Or at the minimum, read last week’s article in the Wall Street Journal about the financial havoc caused when kids stop paying on their loans, leaving creditors to come after already cash-strapped parents.
Reports the Wall Street Journal:
“After years of facing all sorts of financial pressures they never expected, from adult kids moving back home to their own parents needing help to retire, empty nest parents are struggling with a new headache. Thinking it was only natural to want to help children and grandchildren, many co-signed student loans. Now, they’re becoming the latest victims of the nation’s mounting problem with student-loan debt, which surpassed the $1 trillion mark last year.”

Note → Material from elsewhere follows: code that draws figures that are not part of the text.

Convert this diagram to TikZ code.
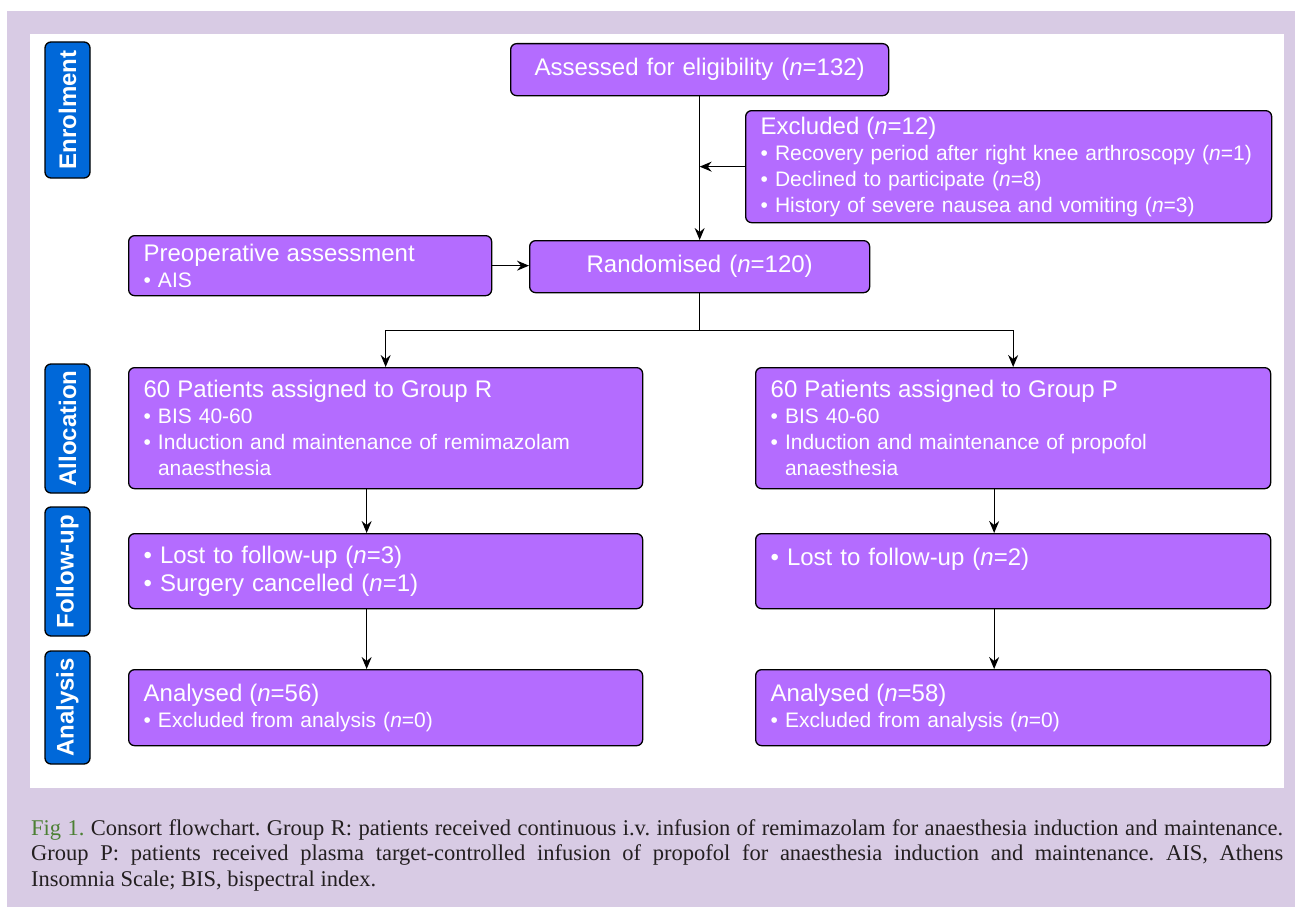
\documentclass[tikz,border=0pt]{standalone}
\usepackage{fontspec}
\setmainfont{Liberation Sans}
\newfontfamily\capfont{Liberation Serif}
\usetikzlibrary{arrows.meta}
\frenchspacing
\tolerance=10000
\hyphenpenalty=10000

\definecolor{lavbg}{RGB}{216,203,228}
\definecolor{boxpurple}{RGB}{180,108,255}
\definecolor{stageblue}{RGB}{0,104,217}
\definecolor{figgreen}{RGB}{76,128,52}
\definecolor{captext}{RGB}{35,31,32}

\newcommand{\bigtxt}{\fontsize{24}{28}\selectfont}
\newcommand{\smalltxt}{\fontsize{21}{26}\selectfont}
\newcommand{\nsym}{\textit{n}}

\tikzset{>={Stealth[length=12pt,width=10pt,inset=4pt]}}
\tikzset{
  flowbox/.style={draw=black, line width=1.3pt, fill=boxpurple, rounded corners=6pt,
    text=white, anchor=north west, inner xsep=15pt, inner ysep=0pt, align=left, font=\smalltxt},
  stagebox/.style={draw=black, line width=1.3pt, fill=stageblue, rounded corners=6pt,
    text=white, rotate=90, minimum height=45pt, inner sep=0pt, font=\bigtxt\bfseries},
  link/.style={line width=1.3pt, ->},
}

\begin{document}
\begin{tikzpicture}[x=1pt, y=-1pt]
 \useasboundingbox (0,0) rectangle (1295,907);

 % Background panels
 \fill[lavbg] (7,11) rectangle (1295,907);
 \fill[white] (30,34) rectangle (1284,788);

 % Stage labels
 \foreach \ypos/\len/\nm/\lab in {110/136pt/enrol/Enrolment, 428.5/129pt/alloc/Allocation,
                                  571.5/129pt/follow/Follow-up, 707.5/113pt/analys/Analysis}{
    \node[stagebox, minimum width=\len] (\nm) at (67.5,\ypos) {\lab};
 }

 % Enrolment
 \node[flowbox, align=center, text width=348pt, minimum height=52pt, font=\bigtxt] (assess) at (510,43)
   {Assessed for eligibility (\nsym=132)};
 \node[flowbox, text width=496pt, minimum height=112pt] (excl) at (745,110)
   {{\bigtxt Excluded (\nsym=12)}\\
    • Recovery period after right knee arthroscopy (\nsym=1)\\
    • Declined to participate (\nsym=8)\\
    • History of severe nausea and vomiting (\nsym=3)};
 \node[flowbox, text width=333pt, minimum height=60pt] (preop) at (128,235)
   {{\bigtxt Preoperative assessment}\\ • AIS};
 \node[flowbox, align=center, text width=310pt, minimum height=52pt, font=\bigtxt] (rand) at (529,240)
   {Randomised (\nsym=120)};

 % Allocation
 \node[flowbox, text width=484pt, minimum height=121pt] (grpR) at (128,367)
   {{\bigtxt 60 Patients assigned to Group R}\\
    • BIS 40-60\\
    • Induction and maintenance of remimazolam\\
    \phantom{• }anaesthesia};
 \node[flowbox, text width=485pt, minimum height=121pt] (grpP) at (755,367)
   {{\bigtxt 60 Patients assigned to Group P}\\
    • BIS 40-60\\
    • Induction and maintenance of propofol\\
    \phantom{• }anaesthesia};

 % Follow-up
 \node[flowbox, text width=484pt, minimum height=75pt, font=\bigtxt] (fuR) at (128,533)
   {• Lost to follow-up (\nsym=3)\\ • Surgery cancelled (\nsym=1)};
 \node[flowbox, text width=485pt, minimum height=75pt, font=\bigtxt] (fuP) at (755,533)
   {• Lost to follow-up (\nsym=2)\\ \mbox{}};

 % Analysis
 \node[flowbox, text width=484pt, minimum height=76pt] (anR) at (128,669)
   {{\bigtxt Analysed (\nsym=56)}\\ • Excluded from analysis (\nsym=0)};
 \node[flowbox, text width=485pt, minimum height=76pt] (anP) at (755,669)
   {{\bigtxt Analysed (\nsym=58)}\\ • Excluded from analysis (\nsym=0)};

 % Connectors
 \draw[link] (assess) -- (rand);
 \draw[link] (excl.west) -- (excl.west -| assess.south);
 \draw[link] (preop.east) -- (preop.east -| rand.west);
 \draw[link] (rand.south) -- ++(0,37) -| (grpR.north);
 \draw[link] (rand.south) -- ++(0,37) -| (grpP.north);
 \foreach \col in {R,P}{
    \draw[link] ([xshift=-19pt]grp\col.south) -- ([xshift=-19pt]fu\col.north);
    \draw[link] ([xshift=-19pt]fu\col.south) -- ([xshift=-19pt]an\col.north);
 }

 % Caption
 \node[anchor=north west, text width=1252pt, align=justify, inner sep=0pt, text=captext,
       font=\capfont\fontsize{22.5}{25.7}\selectfont] (caption) at (31,819)
   {\textcolor{figgreen}{Fig 1.} Consort flowchart. Group R: patients received continuous i.v. infusion of remimazolam for anaesthesia induction and maintenance.\linebreak
    Group P: patients received plasma target-controlled infusion of propofol for anaesthesia induction and maintenance. AIS, Athens\linebreak
    Insomnia Scale; BIS, bispectral index.};

\end{tikzpicture}
\end{document}
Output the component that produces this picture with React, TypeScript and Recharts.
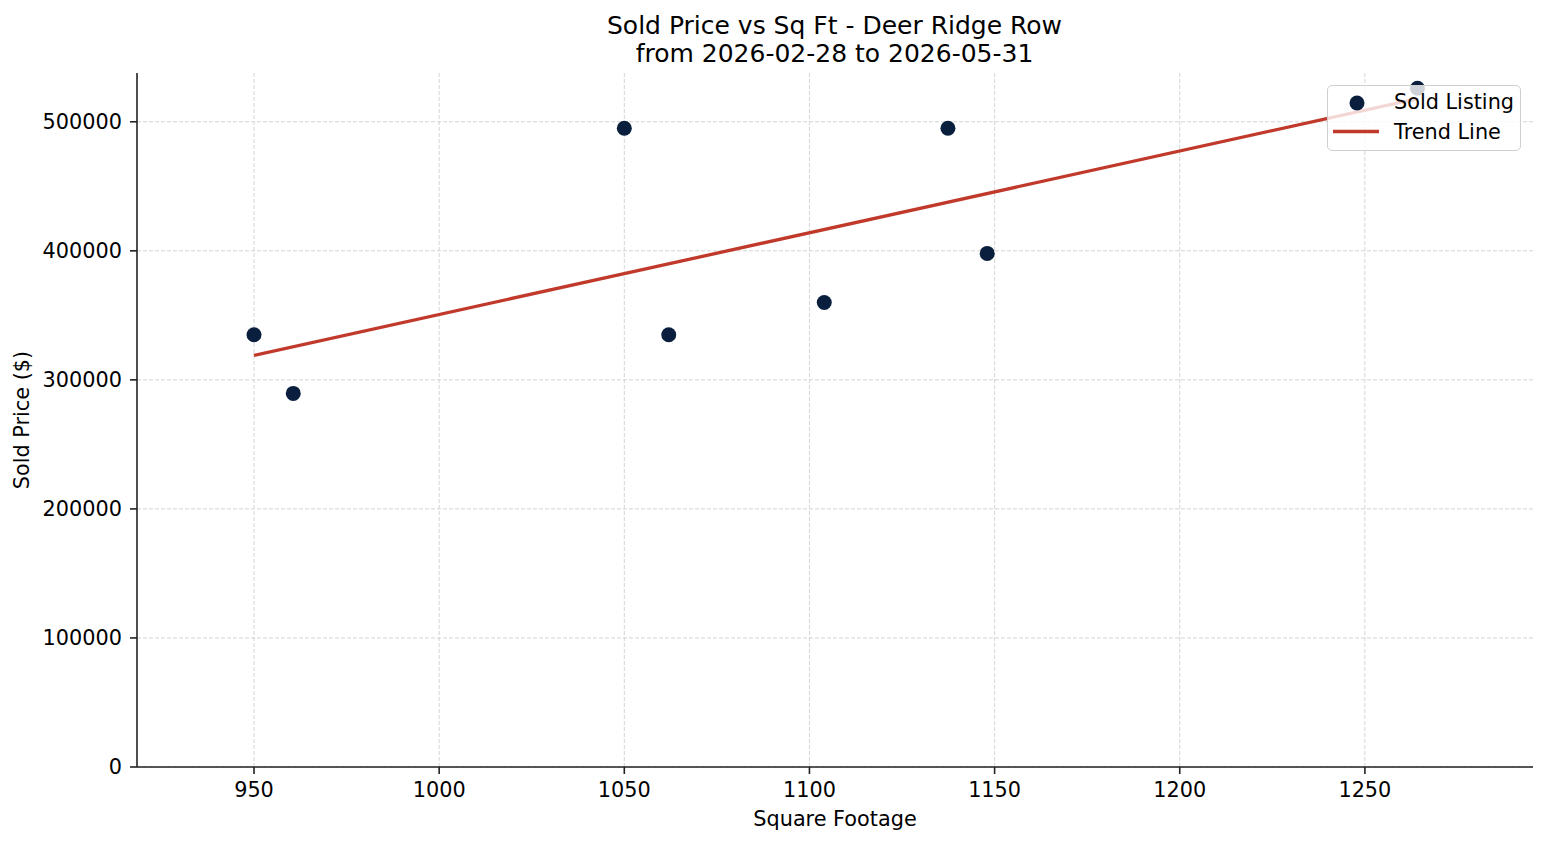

5 tips to keep you from getting into trouble with student loans
Encourage your kids to think strategically before borrowing for school
How much do they expect to earn once they’re in the workforce, and what size monthly loan repayments will be required? Does the increase in earnings justify the investment, or should they consider a less expensive school or a pay-as-you-earn, part-time program?
Do your best to avoid co-signing student loans
Federal government student loans do not normally require a co-signer, so exhaust all federal loan programs including Stafford, PLUS and Grad PLUS loans before turning to private loans. Almost all private student loans, made through banks, will insist on a credit-worthy adult co-signer to ensure they get paid back. And in fact, it’s hard to blame them. According to the Consumer Financial Protection Bureau, cumulative defaults on private student loans already exceed $8 billion, and represent over 850,000 distinct loans.
Understand the differences between federal government loans and private loans before co-signing
Federal loans have fixed interest rates while most private loans have floating (and possibly increasing) interest rates. Private loans have fewer and less flexible repayment options if the student gets into trouble, so once in the hole, it’s harder to get out.
Consider the reality of your situation carefully; it’s OK to say “no”
Parents and grandparents who co-sign student loans may find themselves on the hook for repayment at the worst possible time — when they retire, downsize, or face growing medical bills. And what seems manageable today may not be so in the future, due to rising interest rates that make payments increase over time, or your own diminishing resources.
Make sure you truly understand what it means to co-sign a student loan
When you co-sign a loan, you are on the hook for full repayment if the other co-signer is not able to make payments. Experts warn it is extraordinarily difficult to get out of paying student loans, even in bankruptcy.